Consider the following (citations omitted) from Asset Acquisitions: Assuming and Avoiding Liabilities, an article by Byron F. Egan in the Winter 2012 Penn State Law Review (PDF here):
Until about 35 years ago, the general (and well-settled) rule of successor liability was that “where one company sells or transfers all of its assets to another, the second entity does not become liable for the debts and liabilities” of the transferor. This rule was derived in the corporate world of contracts between commercial equals, where both parties were knowledgeable and had access to sophisticated advice. Two justifications historically have been given for the rule. First, it “accords with the fundamental principle of justice and fairness, under which the law imposes responsibility for one’s own acts and not for the totally independent acts of others.” The second justification is based on the bona fide purchaser doctrine, which holds that a purchaser who gives adequate consideration and who has no knowledge of claims against the item purchased, buys the item free of those claims.
More recently, however, the theory of successor liability has evolved and expanded as the result of a series of clashes between conflicting policies. This is a recurring theme throughout the successor liability cases, as the benefits attendant to a corporation’s ability to sell its assets in an unrestricted manner are balanced against other policies, such as the availability of other remedies to the injured party, and who can best bear the cost of protecting persons in the same situation as the plaintiff.
Byron’s article goes on to discuss “nine different theories under which one or more types of a predecessor’s liabilities could be imposed upon a successor.” But none of those nine theories relies on the “successors and assigns” provision.
So there’s nothing to support the notion that the “successors and assigns” provision can help you if you’re left stranded when the other party to a contract sells its assets. Anything that suggests otherwise will just create confusion. If on the other hand I’m the one who’s mistaken, I’ll happily eat crow.

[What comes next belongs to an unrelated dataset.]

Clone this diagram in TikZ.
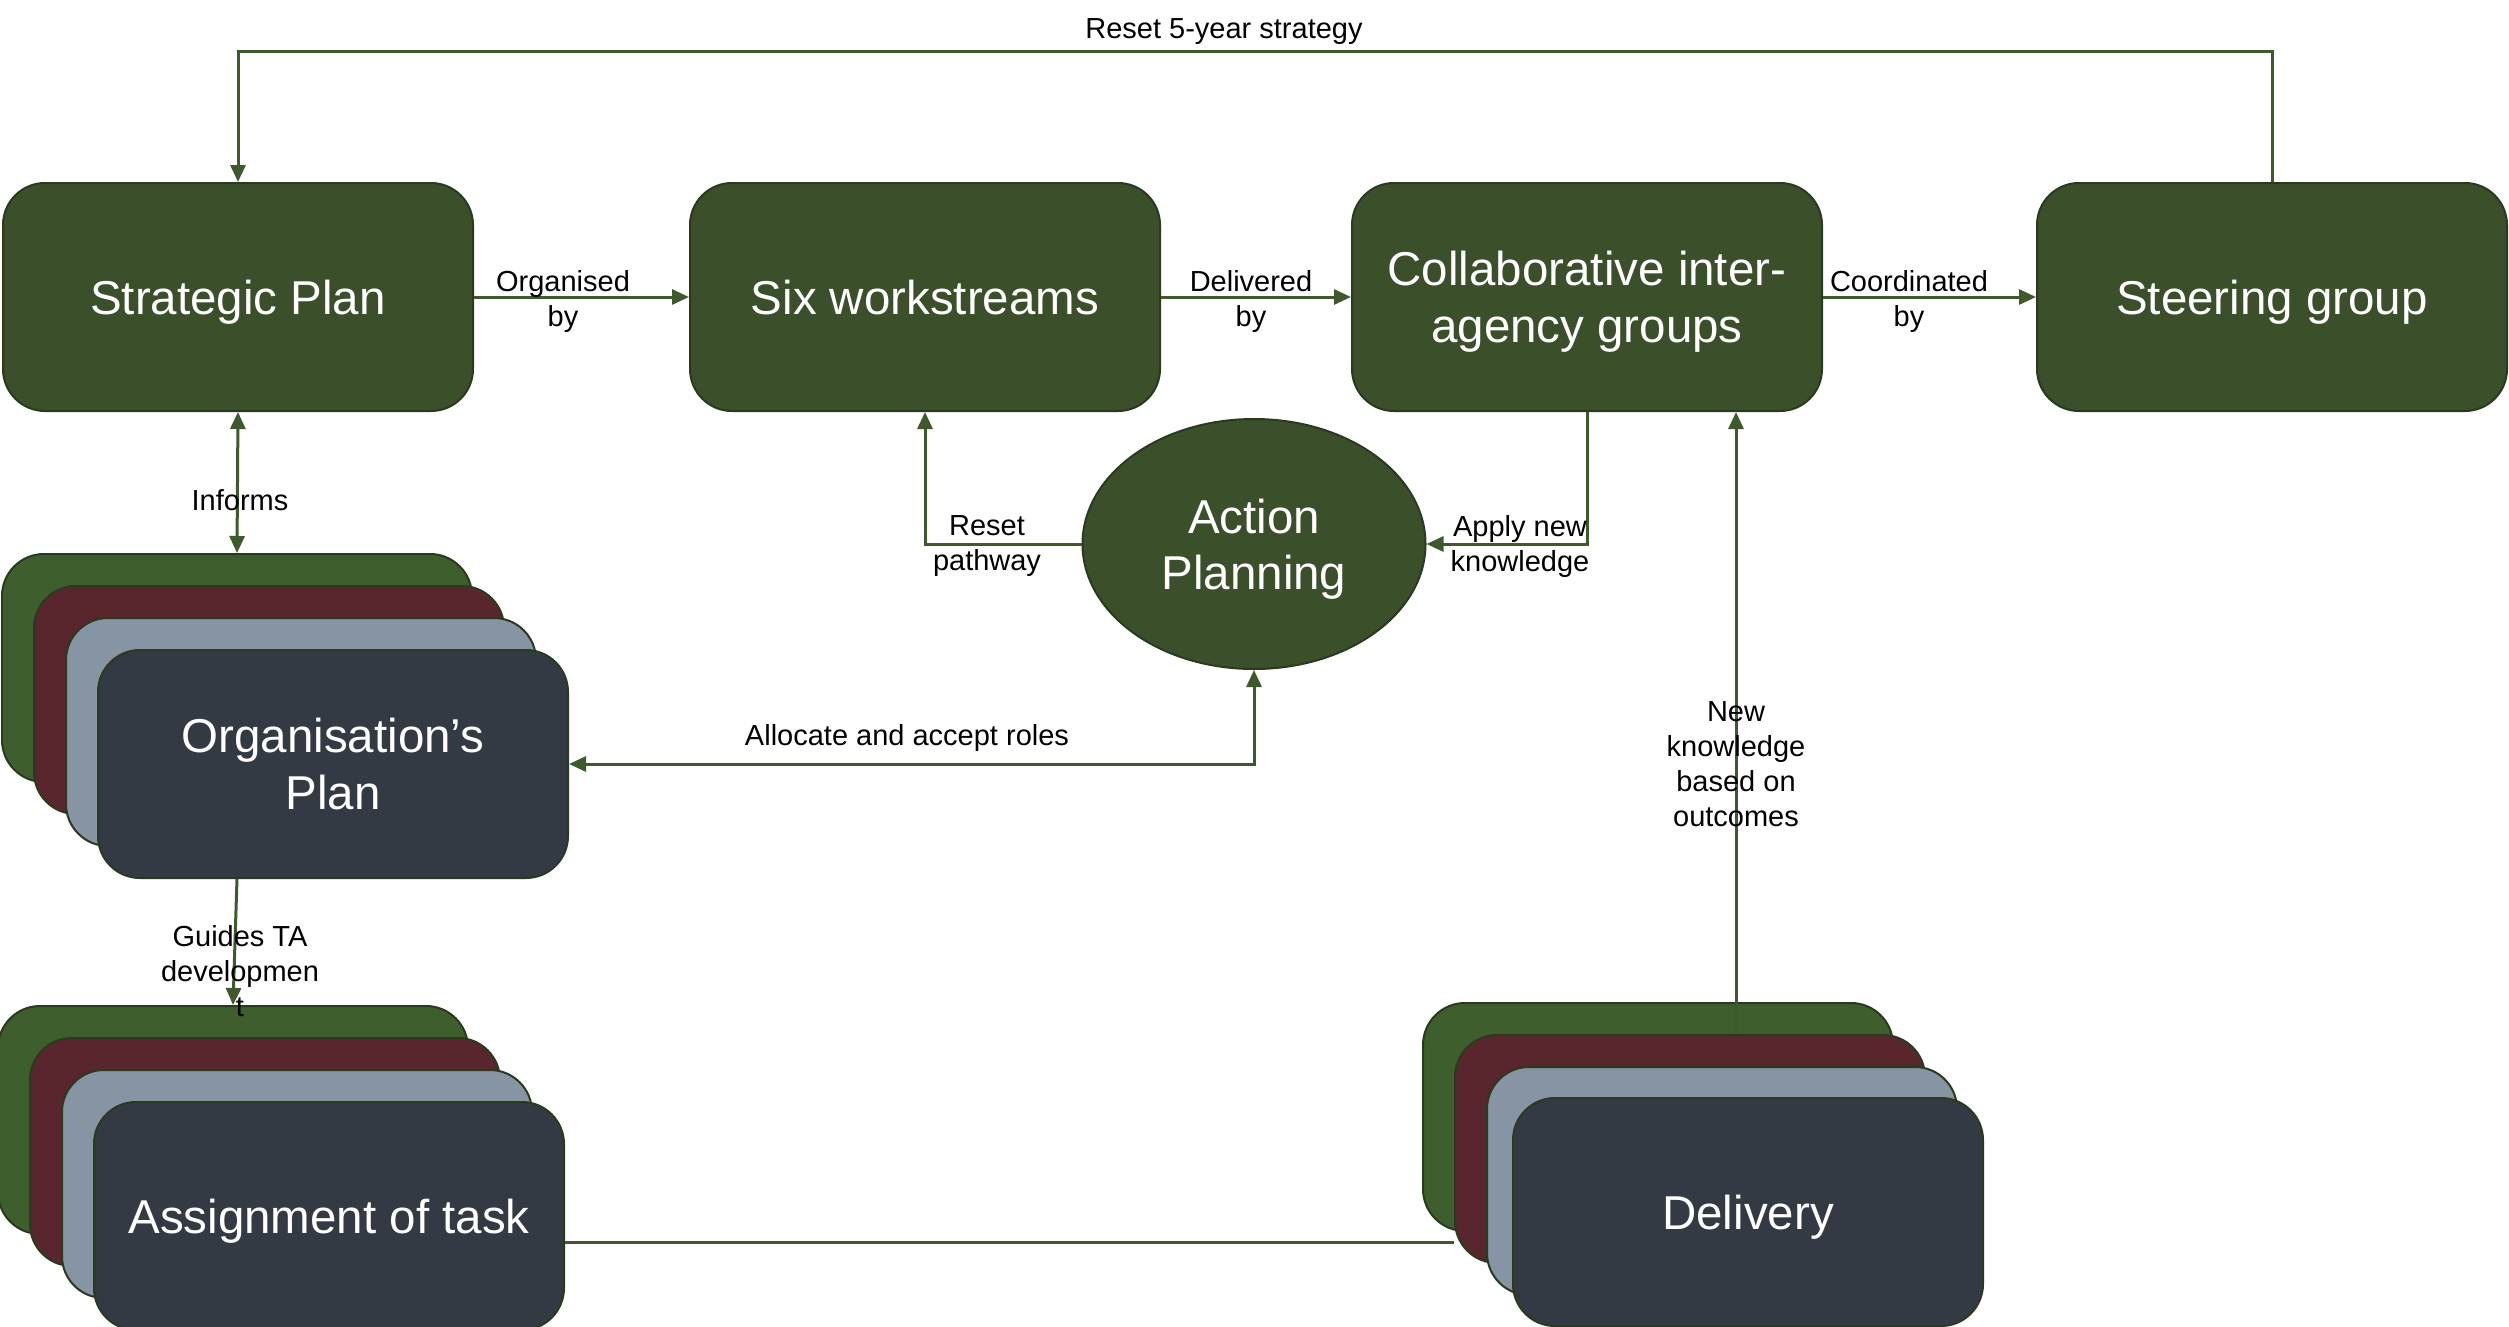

Note that in the case of a merger, the surviving entity acquires all the liabilities of the target, so there’s no risk of being left high and dry.
4 thoughts on “The “Successors and Assigns” Provision and Successor Liability”
Ken, not sure about eating crow, but here is a good way to eat rook: http://www.youtube.com/watch?v=gvm6mN-LSbE
I agree with your conclusions. The wording of these clauses gives a clue to their peculiarity. Why “assigns” and not “assignees”, and why “inure”? The clause seems to be preserved in aspic.
Surely if the objective is to impose an obligation on a party to ensure that any assignee is bound, there should be a direct obligation on that party to do so (eg “X shall ensure…”), rather than have the indirect language (“shall be binding on”) that is typically seen? This indirect language looks kind-of like an automatic transfer of a property interest, which doesn’t make sense in this context under English law.
Mark: I like your solution.
As an Insurance Investigator with 35 years of experience, I find your comments regarding “successors and assigns” on point. There is, however, one other purpose for using the phrase, that being to commit fraud. The clause provides a gateway for transferring income and assets into a private LLC from, for example, a retirement investment account, especially in a relationship where commingled funds are utilized. The accounts are typically self-directed, so no fiduciary standard is require to be met by the service provider, the investors are shareholders, and considered Class 2 investors. When the money is directed into the account and becomes commingled, the service provider now owns the investor’s money. The regulatory agency typically only requires a Level 3 audit, and by law the Plan Sponsor is not allowed to audit the service provider. These minimum audit requirements create a caustic example of “zero risk” for the service provider, which opens the door for potential investor fraud.